REQUIREMENT: Word for word, restate every line of the listing that follows.

● ● ● ● ●

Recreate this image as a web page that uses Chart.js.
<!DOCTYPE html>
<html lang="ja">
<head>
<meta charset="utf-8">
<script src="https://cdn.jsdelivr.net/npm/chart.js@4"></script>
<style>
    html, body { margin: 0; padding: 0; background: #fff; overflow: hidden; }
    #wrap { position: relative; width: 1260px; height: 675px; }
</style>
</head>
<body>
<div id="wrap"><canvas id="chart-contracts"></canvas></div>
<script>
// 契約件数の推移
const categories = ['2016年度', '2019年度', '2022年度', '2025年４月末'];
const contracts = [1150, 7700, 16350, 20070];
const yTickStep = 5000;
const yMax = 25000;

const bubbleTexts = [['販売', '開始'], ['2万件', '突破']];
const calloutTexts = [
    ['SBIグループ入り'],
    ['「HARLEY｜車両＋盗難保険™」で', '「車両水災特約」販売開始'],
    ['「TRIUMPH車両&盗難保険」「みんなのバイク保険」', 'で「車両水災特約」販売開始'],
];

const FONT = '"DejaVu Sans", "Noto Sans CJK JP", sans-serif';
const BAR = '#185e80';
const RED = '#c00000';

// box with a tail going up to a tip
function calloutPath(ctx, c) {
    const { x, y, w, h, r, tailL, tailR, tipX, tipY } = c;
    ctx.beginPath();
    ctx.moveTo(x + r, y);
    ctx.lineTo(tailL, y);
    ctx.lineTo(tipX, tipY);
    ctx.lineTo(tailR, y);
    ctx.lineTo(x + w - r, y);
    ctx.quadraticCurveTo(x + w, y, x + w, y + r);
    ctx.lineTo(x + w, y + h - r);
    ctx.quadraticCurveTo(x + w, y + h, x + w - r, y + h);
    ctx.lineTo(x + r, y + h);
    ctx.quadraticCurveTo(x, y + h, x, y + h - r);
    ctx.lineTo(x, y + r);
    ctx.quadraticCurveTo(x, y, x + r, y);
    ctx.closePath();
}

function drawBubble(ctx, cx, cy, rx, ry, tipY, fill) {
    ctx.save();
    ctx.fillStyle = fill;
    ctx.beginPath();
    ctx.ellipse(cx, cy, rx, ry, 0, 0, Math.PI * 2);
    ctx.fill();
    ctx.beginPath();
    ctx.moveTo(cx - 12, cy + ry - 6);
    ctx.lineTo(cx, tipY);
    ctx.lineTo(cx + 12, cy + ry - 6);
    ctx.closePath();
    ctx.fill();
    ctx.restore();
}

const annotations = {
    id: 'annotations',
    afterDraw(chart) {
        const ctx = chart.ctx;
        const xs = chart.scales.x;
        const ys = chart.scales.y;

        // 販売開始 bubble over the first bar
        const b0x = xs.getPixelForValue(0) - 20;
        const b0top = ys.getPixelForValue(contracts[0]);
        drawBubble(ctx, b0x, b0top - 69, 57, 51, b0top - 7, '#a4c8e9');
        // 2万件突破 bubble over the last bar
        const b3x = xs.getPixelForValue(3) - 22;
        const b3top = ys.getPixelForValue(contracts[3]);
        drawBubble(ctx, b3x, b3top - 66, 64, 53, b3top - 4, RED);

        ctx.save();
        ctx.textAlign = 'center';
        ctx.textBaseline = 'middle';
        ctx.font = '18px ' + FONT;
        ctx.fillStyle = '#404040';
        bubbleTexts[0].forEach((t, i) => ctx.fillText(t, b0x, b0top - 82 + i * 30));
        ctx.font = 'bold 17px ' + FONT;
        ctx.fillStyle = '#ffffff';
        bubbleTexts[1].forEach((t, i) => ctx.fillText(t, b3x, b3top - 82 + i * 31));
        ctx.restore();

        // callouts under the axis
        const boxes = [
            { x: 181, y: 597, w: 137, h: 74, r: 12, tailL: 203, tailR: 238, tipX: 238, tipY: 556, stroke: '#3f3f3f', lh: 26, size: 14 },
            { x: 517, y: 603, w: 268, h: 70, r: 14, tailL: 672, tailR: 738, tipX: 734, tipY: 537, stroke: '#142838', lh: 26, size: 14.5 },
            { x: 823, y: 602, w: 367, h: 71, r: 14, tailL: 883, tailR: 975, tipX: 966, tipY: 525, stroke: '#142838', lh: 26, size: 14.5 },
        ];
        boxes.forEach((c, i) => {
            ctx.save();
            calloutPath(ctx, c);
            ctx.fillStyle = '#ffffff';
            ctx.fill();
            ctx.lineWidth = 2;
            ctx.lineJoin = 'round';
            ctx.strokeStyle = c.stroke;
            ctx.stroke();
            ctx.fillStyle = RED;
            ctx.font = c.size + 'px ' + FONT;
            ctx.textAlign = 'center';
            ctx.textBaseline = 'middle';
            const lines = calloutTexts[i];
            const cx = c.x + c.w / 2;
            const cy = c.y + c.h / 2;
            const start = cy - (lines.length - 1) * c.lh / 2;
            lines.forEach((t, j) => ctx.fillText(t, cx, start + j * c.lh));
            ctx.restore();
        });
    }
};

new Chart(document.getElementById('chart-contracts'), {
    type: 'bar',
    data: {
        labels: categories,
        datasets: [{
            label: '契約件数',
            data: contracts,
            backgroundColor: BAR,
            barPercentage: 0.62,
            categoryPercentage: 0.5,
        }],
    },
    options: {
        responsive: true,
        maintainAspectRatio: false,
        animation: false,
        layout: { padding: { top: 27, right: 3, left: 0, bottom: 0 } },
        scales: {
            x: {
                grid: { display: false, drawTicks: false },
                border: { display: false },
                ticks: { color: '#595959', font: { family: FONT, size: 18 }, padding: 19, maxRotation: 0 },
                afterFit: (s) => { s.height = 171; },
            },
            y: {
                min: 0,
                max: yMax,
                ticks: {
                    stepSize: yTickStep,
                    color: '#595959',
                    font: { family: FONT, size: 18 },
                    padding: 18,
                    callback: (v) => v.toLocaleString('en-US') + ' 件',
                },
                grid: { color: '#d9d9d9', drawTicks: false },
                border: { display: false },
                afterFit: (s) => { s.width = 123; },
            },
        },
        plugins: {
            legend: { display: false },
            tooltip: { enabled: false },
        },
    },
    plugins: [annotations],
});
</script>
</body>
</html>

● ● ● ● ●

OUTPUT FOR THIS EXERCISE:
Recreate this image as a web page that uses Chart.js.
<!DOCTYPE html>
<html lang="ja">
<head>
<meta charset="utf-8">
<script src="https://cdn.jsdelivr.net/npm/chart.js@4"></script>
<style>
    html, body { margin: 0; padding: 0; background: #fff; overflow: hidden; }
    #wrap { position: relative; width: 1260px; height: 675px; }
</style>
</head>
<body>
<div id="wrap"><canvas id="chart-contracts"></canvas></div>
<script>
// 契約件数の推移
const categories = ['2016年度', '2019年度', '2022年度', '2025年４月末'];
const contracts = [1150, 7700, 16350, 20070];
const yTickStep = 5000;
const yMax = 25000;

const bubbleTexts = [['販売', '開始'], ['2万件', '突破']];
const calloutTexts = [
    ['SBIグループ入り'],
    ['「HARLEY｜車両＋盗難保険™」で', '「車両水災特約」販売開始'],
    ['「TRIUMPH車両&盗難保険」「みんなのバイク保険」', 'で「車両水災特約」販売開始'],
];

const FONT = '"DejaVu Sans", "Noto Sans CJK JP", sans-serif';
const BAR = '#185e80';
const RED = '#c00000';

// box with a tail going up to a tip
function calloutPath(ctx, c) {
    const { x, y, w, h, r, tailL, tailR, tipX, tipY } = c;
    ctx.beginPath();
    ctx.moveTo(x + r, y);
    ctx.lineTo(tailL, y);
    ctx.lineTo(tipX, tipY);
    ctx.lineTo(tailR, y);
    ctx.lineTo(x + w - r, y);
    ctx.quadraticCurveTo(x + w, y, x + w, y + r);
    ctx.lineTo(x + w, y + h - r);
    ctx.quadraticCurveTo(x + w, y + h, x + w - r, y + h);
    ctx.lineTo(x + r, y + h);
    ctx.quadraticCurveTo(x, y + h, x, y + h - r);
    ctx.lineTo(x, y + r);
    ctx.quadraticCurveTo(x, y, x + r, y);
    ctx.closePath();
}

function drawBubble(ctx, cx, cy, rx, ry, tipY, fill) {
    ctx.save();
    ctx.fillStyle = fill;
    ctx.beginPath();
    ctx.ellipse(cx, cy, rx, ry, 0, 0, Math.PI * 2);
    ctx.fill();
    ctx.beginPath();
    ctx.moveTo(cx - 12, cy + ry - 6);
    ctx.lineTo(cx, tipY);
    ctx.lineTo(cx + 12, cy + ry - 6);
    ctx.closePath();
    ctx.fill();
    ctx.restore();
}

const annotations = {
    id: 'annotations',
    afterDraw(chart) {
        const ctx = chart.ctx;
        const xs = chart.scales.x;
        const ys = chart.scales.y;

        // 販売開始 bubble over the first bar
        const b0x = xs.getPixelForValue(0) - 20;
        const b0top = ys.getPixelForValue(contracts[0]);
        drawBubble(ctx, b0x, b0top - 69, 57, 51, b0top - 7, '#a4c8e9');
        // 2万件突破 bubble over the last bar
        const b3x = xs.getPixelForValue(3) - 22;
        const b3top = ys.getPixelForValue(contracts[3]);
        drawBubble(ctx, b3x, b3top - 66, 64, 53, b3top - 4, RED);

        ctx.save();
        ctx.textAlign = 'center';
        ctx.textBaseline = 'middle';
        ctx.font = '18px ' + FONT;
        ctx.fillStyle = '#404040';
        bubbleTexts[0].forEach((t, i) => ctx.fillText(t, b0x, b0top - 82 + i * 30));
        ctx.font = 'bold 17px ' + FONT;
        ctx.fillStyle = '#ffffff';
        bubbleTexts[1].forEach((t, i) => ctx.fillText(t, b3x, b3top - 82 + i * 31));
        ctx.restore();

        // callouts under the axis
        const boxes = [
            { x: 181, y: 597, w: 137, h: 74, r: 12, tailL: 203, tailR: 238, tipX: 238, tipY: 556, stroke: '#3f3f3f', lh: 26, size: 14 },
            { x: 517, y: 603, w: 268, h: 70, r: 14, tailL: 672, tailR: 738, tipX: 734, tipY: 537, stroke: '#142838', lh: 26, size: 14.5 },
            { x: 823, y: 602, w: 367, h: 71, r: 14, tailL: 883, tailR: 975, tipX: 966, tipY: 525, stroke: '#142838', lh: 26, size: 14.5 },
        ];
        boxes.forEach((c, i) => {
            ctx.save();
            calloutPath(ctx, c);
            ctx.fillStyle = '#ffffff';
            ctx.fill();
            ctx.lineWidth = 2;
            ctx.lineJoin = 'round';
            ctx.strokeStyle = c.stroke;
            ctx.stroke();
            ctx.fillStyle = RED;
            ctx.font = c.size + 'px ' + FONT;
            ctx.textAlign = 'center';
            ctx.textBaseline = 'middle';
            const lines = calloutTexts[i];
            const cx = c.x + c.w / 2;
            const cy = c.y + c.h / 2;
            const start = cy - (lines.length - 1) * c.lh / 2;
            lines.forEach((t, j) => ctx.fillText(t, cx, start + j * c.lh));
            ctx.restore();
        });
    }
};

new Chart(document.getElementById('chart-contracts'), {
    type: 'bar',
    data: {
        labels: categories,
        datasets: [{
            label: '契約件数',
            data: contracts,
            backgroundColor: BAR,
            barPercentage: 0.62,
            categoryPercentage: 0.5,
        }],
    },
    options: {
        responsive: true,
        maintainAspectRatio: false,
        animation: false,
        layout: { padding: { top: 27, right: 3, left: 0, bottom: 0 } },
        scales: {
            x: {
                grid: { display: false, drawTicks: false },
                border: { display: false },
                ticks: { color: '#595959', font: { family: FONT, size: 18 }, padding: 19, maxRotation: 0 },
                afterFit: (s) => { s.height = 171; },
            },
            y: {
                min: 0,
                max: yMax,
                ticks: {
                    stepSize: yTickStep,
                    color: '#595959',
                    font: { family: FONT, size: 18 },
                    padding: 18,
                    callback: (v) => v.toLocaleString('en-US') + ' 件',
                },
                grid: { color: '#d9d9d9', drawTicks: false },
                border: { display: false },
                afterFit: (s) => { s.width = 123; },
            },
        },
        plugins: {
            legend: { display: false },
            tooltip: { enabled: false },
        },
    },
    plugins: [annotations],
});
</script>
</body>
</html>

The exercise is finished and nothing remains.